* **Material**
* begin *

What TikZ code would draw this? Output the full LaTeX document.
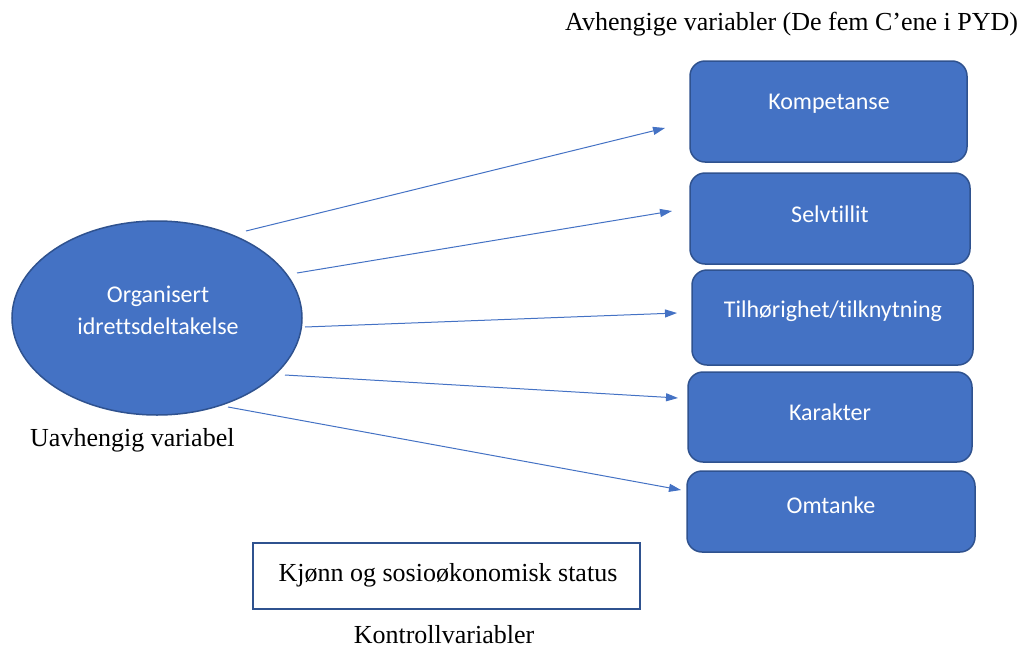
\documentclass[tikz,border=0pt]{standalone}
\usepackage{fontspec}
\setmainfont{Liberation Serif}
\newfontfamily\boxfont[Ligatures=NoCommon]{Carlito}
\usetikzlibrary{arrows.meta,shapes.geometric}
\definecolor{fillblue}{HTML}{4472C4}
\definecolor{edgeblue}{HTML}{2F528F}
\definecolor{arrowblue}{HTML}{4472C4}
\tikzset{
  depbox/.style={draw=edgeblue, line width=1.5pt, fill=fillblue, rounded corners=15pt},
  boxtext/.style={font=\boxfont\fontsize{24}{32}\selectfont, text=white, align=center},
  sertext/.style={font=\fontsize{26}{30}\selectfont, text=black, inner sep=0pt},
  conn/.style={draw=arrowblue, line width=1pt, -{Triangle[length=12pt,width=8pt]}},
}
\begin{document}
\begin{tikzpicture}[x=1pt,y=-1pt]
\useasboundingbox (0,0) rectangle (1028,648);
% dependent variable boxes
\draw[depbox] (690,61) rectangle (967,162);
\draw[depbox] (690,173) rectangle (970,264);
\draw[depbox] (692,270) rectangle (973,365);
\draw[depbox] (688,372) rectangle (972,462);
\draw[depbox] (687,471) rectangle (975,552);
\node[boxtext] (k1) at (829,104) {Kompetanse};
\node[boxtext] (k2) at (830,214) {Selvtillit};
\node[boxtext] (k3) at (833,311) {Tilhørighet/tilknytning};
\node[boxtext] (k4) at (830,412) {Karakter};
\node[boxtext] (k5) at (831,505) {Omtanke};
% independent variable
\node[ellipse, draw=edgeblue, line width=1.5pt, fill=fillblue, minimum width=290pt, minimum height=194pt, inner sep=0pt] (org) at (157,318) {};
\node[boxtext] (orgtext) at (158,310) {Organisert\\idrettsdeltakelse};
% labels
\node[sertext, anchor=west] (uav) at (30,440) {Uavhengig variabel};
\node[sertext, anchor=west] (avh) at (565,24) {Avhengige variabler (De fem C’ene i PYD)};
\node[draw=edgeblue, line width=2pt, minimum width=387pt, minimum height=66pt, inner sep=0pt] (ctrl) at (446.5,576) {};
\node[sertext] (ctrltext) at (448,575) {Kjønn og sosioøkonomisk status};
\node[sertext] (kontroll) at (444,635) {Kontrollvariabler};
% connectors
\coordinate (s1) at (246,231); \coordinate (e1) at (665,128);
\coordinate (s2) at (297,273); \coordinate (e2) at (672,211);
\coordinate (s3) at (305,327); \coordinate (e3) at (677,313);
\coordinate (s4) at (285,375); \coordinate (e4) at (678,398);
\coordinate (s5) at (228,407); \coordinate (e5) at (681,490);
\draw[conn] (s1) -- (e1);
\draw[conn] (s2) -- (e2);
\draw[conn] (s3) -- (e3);
\draw[conn] (s4) -- (e4);
\draw[conn] (s5) -- (e5);
\end{tikzpicture}
\end{document}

* end *

* **Exercise brief**
Print the whole listing above once more, word for word, without its pictures.

* **Task solution**
What TikZ code would draw this? Output the full LaTeX document.
\documentclass[tikz,border=0pt]{standalone}
\usepackage{fontspec}
\setmainfont{Liberation Serif}
\newfontfamily\boxfont[Ligatures=NoCommon]{Carlito}
\usetikzlibrary{arrows.meta,shapes.geometric}
\definecolor{fillblue}{HTML}{4472C4}
\definecolor{edgeblue}{HTML}{2F528F}
\definecolor{arrowblue}{HTML}{4472C4}
\tikzset{
  depbox/.style={draw=edgeblue, line width=1.5pt, fill=fillblue, rounded corners=15pt},
  boxtext/.style={font=\boxfont\fontsize{24}{32}\selectfont, text=white, align=center},
  sertext/.style={font=\fontsize{26}{30}\selectfont, text=black, inner sep=0pt},
  conn/.style={draw=arrowblue, line width=1pt, -{Triangle[length=12pt,width=8pt]}},
}
\begin{document}
\begin{tikzpicture}[x=1pt,y=-1pt]
\useasboundingbox (0,0) rectangle (1028,648);
% dependent variable boxes
\draw[depbox] (690,61) rectangle (967,162);
\draw[depbox] (690,173) rectangle (970,264);
\draw[depbox] (692,270) rectangle (973,365);
\draw[depbox] (688,372) rectangle (972,462);
\draw[depbox] (687,471) rectangle (975,552);
\node[boxtext] (k1) at (829,104) {Kompetanse};
\node[boxtext] (k2) at (830,214) {Selvtillit};
\node[boxtext] (k3) at (833,311) {Tilhørighet/tilknytning};
\node[boxtext] (k4) at (830,412) {Karakter};
\node[boxtext] (k5) at (831,505) {Omtanke};
% independent variable
\node[ellipse, draw=edgeblue, line width=1.5pt, fill=fillblue, minimum width=290pt, minimum height=194pt, inner sep=0pt] (org) at (157,318) {};
\node[boxtext] (orgtext) at (158,310) {Organisert\\idrettsdeltakelse};
% labels
\node[sertext, anchor=west] (uav) at (30,440) {Uavhengig variabel};
\node[sertext, anchor=west] (avh) at (565,24) {Avhengige variabler (De fem C’ene i PYD)};
\node[draw=edgeblue, line width=2pt, minimum width=387pt, minimum height=66pt, inner sep=0pt] (ctrl) at (446.5,576) {};
\node[sertext] (ctrltext) at (448,575) {Kjønn og sosioøkonomisk status};
\node[sertext] (kontroll) at (444,635) {Kontrollvariabler};
% connectors
\coordinate (s1) at (246,231); \coordinate (e1) at (665,128);
\coordinate (s2) at (297,273); \coordinate (e2) at (672,211);
\coordinate (s3) at (305,327); \coordinate (e3) at (677,313);
\coordinate (s4) at (285,375); \coordinate (e4) at (678,398);
\coordinate (s5) at (228,407); \coordinate (e5) at (681,490);
\draw[conn] (s1) -- (e1);
\draw[conn] (s2) -- (e2);
\draw[conn] (s3) -- (e3);
\draw[conn] (s4) -- (e4);
\draw[conn] (s5) -- (e5);
\end{tikzpicture}
\end{document}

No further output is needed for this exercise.